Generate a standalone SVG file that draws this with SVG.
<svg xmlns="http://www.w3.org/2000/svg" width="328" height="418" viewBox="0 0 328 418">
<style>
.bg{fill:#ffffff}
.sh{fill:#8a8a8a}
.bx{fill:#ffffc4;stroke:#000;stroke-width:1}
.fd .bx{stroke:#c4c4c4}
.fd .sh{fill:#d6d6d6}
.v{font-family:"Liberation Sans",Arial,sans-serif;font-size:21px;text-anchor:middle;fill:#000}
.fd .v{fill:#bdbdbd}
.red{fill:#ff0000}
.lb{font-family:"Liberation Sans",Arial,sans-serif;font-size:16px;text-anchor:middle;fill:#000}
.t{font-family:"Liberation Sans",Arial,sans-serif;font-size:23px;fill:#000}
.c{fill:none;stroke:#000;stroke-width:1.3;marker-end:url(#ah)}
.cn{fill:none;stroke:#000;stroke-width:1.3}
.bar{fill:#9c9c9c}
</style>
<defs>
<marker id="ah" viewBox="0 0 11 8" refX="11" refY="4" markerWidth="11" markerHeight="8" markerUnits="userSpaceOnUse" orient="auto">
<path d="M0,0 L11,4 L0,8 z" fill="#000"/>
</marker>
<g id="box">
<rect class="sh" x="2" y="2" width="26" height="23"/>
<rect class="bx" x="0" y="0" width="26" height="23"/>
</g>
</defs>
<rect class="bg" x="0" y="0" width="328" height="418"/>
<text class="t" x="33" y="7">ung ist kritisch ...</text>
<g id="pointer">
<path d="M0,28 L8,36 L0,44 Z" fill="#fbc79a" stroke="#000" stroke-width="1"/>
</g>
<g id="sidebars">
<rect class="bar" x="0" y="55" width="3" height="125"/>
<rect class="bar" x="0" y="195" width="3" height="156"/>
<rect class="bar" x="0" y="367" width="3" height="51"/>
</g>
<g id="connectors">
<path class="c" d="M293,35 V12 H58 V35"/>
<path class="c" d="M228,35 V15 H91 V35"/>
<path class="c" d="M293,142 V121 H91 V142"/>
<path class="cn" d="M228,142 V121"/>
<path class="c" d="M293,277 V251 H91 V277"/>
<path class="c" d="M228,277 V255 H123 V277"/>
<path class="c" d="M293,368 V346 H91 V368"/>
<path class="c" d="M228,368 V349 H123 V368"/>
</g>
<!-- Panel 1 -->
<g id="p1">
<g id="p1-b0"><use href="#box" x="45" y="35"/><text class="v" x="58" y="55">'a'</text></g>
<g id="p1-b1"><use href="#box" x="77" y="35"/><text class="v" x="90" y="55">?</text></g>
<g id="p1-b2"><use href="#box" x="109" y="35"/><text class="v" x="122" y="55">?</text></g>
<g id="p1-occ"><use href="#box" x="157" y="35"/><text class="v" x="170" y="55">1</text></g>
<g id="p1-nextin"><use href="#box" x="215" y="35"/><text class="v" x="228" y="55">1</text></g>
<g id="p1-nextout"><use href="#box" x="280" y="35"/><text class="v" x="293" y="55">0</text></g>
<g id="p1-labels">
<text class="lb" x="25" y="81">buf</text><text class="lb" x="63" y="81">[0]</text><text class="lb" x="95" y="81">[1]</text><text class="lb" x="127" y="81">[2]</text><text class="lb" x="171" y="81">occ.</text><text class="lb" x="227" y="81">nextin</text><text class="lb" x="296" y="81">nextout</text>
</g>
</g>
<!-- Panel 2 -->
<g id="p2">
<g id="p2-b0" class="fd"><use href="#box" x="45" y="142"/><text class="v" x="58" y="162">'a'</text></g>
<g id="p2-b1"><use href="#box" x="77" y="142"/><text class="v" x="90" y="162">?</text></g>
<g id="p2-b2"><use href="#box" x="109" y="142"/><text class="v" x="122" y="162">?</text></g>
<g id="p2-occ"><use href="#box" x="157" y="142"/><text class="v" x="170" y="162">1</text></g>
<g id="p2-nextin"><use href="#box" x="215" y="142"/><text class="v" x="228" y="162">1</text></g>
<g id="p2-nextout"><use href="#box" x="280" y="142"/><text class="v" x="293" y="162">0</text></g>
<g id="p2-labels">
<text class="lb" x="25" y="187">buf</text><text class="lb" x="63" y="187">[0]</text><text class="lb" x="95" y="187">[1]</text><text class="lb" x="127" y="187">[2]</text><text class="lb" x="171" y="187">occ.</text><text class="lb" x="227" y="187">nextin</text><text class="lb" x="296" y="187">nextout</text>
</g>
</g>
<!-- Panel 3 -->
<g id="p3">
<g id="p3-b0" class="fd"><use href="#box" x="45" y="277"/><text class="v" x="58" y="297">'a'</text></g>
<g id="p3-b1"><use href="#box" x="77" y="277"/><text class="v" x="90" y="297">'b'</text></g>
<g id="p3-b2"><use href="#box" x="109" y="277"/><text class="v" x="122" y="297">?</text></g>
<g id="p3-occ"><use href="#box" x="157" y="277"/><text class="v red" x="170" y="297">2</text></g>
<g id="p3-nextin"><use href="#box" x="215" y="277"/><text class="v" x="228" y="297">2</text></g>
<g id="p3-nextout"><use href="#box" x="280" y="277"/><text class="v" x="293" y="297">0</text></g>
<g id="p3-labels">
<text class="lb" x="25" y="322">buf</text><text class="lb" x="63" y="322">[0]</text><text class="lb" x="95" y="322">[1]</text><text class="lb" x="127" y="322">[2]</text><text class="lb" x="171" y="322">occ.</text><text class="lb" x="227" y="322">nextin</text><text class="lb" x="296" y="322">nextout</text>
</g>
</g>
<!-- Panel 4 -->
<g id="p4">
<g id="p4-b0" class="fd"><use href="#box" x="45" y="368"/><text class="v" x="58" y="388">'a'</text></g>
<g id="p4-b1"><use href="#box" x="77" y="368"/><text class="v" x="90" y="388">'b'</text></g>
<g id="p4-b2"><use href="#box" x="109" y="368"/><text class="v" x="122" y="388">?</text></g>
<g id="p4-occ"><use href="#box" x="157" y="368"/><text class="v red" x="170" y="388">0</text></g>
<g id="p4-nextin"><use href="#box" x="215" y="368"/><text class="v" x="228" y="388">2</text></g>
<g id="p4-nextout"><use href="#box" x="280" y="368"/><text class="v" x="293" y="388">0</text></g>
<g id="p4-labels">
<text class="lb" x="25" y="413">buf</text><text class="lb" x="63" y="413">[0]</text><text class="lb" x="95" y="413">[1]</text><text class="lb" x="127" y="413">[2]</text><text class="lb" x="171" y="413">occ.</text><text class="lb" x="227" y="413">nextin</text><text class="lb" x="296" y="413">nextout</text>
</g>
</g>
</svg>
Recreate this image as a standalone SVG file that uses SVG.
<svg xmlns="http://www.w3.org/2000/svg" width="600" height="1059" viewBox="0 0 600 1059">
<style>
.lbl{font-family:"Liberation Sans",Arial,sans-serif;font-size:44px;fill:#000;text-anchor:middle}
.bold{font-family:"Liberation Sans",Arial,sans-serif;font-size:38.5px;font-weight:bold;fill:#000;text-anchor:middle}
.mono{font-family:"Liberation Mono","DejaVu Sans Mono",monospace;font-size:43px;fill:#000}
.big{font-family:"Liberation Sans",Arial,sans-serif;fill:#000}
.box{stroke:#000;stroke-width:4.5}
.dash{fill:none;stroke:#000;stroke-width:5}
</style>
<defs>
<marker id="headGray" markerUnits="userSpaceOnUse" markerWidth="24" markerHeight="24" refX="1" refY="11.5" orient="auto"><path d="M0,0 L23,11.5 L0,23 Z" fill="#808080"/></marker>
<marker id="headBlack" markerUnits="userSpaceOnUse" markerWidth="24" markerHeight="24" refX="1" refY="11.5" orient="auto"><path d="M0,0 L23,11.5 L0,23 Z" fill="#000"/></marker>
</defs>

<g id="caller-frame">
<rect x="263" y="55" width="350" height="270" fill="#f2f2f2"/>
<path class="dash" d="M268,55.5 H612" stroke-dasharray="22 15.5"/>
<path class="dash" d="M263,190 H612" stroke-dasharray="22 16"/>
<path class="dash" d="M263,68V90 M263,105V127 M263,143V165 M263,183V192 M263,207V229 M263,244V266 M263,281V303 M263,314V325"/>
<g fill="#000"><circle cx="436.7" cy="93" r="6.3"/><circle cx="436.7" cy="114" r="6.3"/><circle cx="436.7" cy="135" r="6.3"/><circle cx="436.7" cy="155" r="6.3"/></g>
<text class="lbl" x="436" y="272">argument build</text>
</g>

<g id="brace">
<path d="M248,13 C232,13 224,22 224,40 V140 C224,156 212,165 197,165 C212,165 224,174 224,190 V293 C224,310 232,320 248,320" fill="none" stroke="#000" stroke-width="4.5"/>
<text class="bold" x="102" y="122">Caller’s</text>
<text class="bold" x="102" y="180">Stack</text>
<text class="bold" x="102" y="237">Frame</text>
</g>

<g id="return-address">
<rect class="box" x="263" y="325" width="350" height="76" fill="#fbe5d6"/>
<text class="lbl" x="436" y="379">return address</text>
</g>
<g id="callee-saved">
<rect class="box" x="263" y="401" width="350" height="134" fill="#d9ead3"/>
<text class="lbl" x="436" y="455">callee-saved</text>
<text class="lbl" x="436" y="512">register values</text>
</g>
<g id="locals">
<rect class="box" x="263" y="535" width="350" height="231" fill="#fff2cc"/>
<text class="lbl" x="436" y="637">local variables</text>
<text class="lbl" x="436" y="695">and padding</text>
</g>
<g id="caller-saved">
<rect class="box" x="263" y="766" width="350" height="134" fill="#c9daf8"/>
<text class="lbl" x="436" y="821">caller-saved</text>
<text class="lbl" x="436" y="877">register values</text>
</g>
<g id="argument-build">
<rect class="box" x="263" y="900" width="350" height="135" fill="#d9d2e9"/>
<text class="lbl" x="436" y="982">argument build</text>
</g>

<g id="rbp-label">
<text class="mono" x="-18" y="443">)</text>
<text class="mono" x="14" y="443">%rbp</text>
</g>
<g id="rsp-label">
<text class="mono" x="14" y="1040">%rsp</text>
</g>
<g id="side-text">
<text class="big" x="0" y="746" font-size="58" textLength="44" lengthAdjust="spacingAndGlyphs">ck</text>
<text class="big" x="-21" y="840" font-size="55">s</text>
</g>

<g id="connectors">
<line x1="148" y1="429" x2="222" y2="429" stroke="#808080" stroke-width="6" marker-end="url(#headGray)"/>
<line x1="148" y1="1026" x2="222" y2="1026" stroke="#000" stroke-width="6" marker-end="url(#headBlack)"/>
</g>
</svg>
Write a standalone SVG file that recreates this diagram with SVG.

Short task
Pull out every line of the records that includes the string "file".

Full solution
Generate a standalone SVG file that draws this with SVG.
Recreate this image as a standalone SVG file that uses SVG.
Write a standalone SVG file that recreates this diagram with SVG.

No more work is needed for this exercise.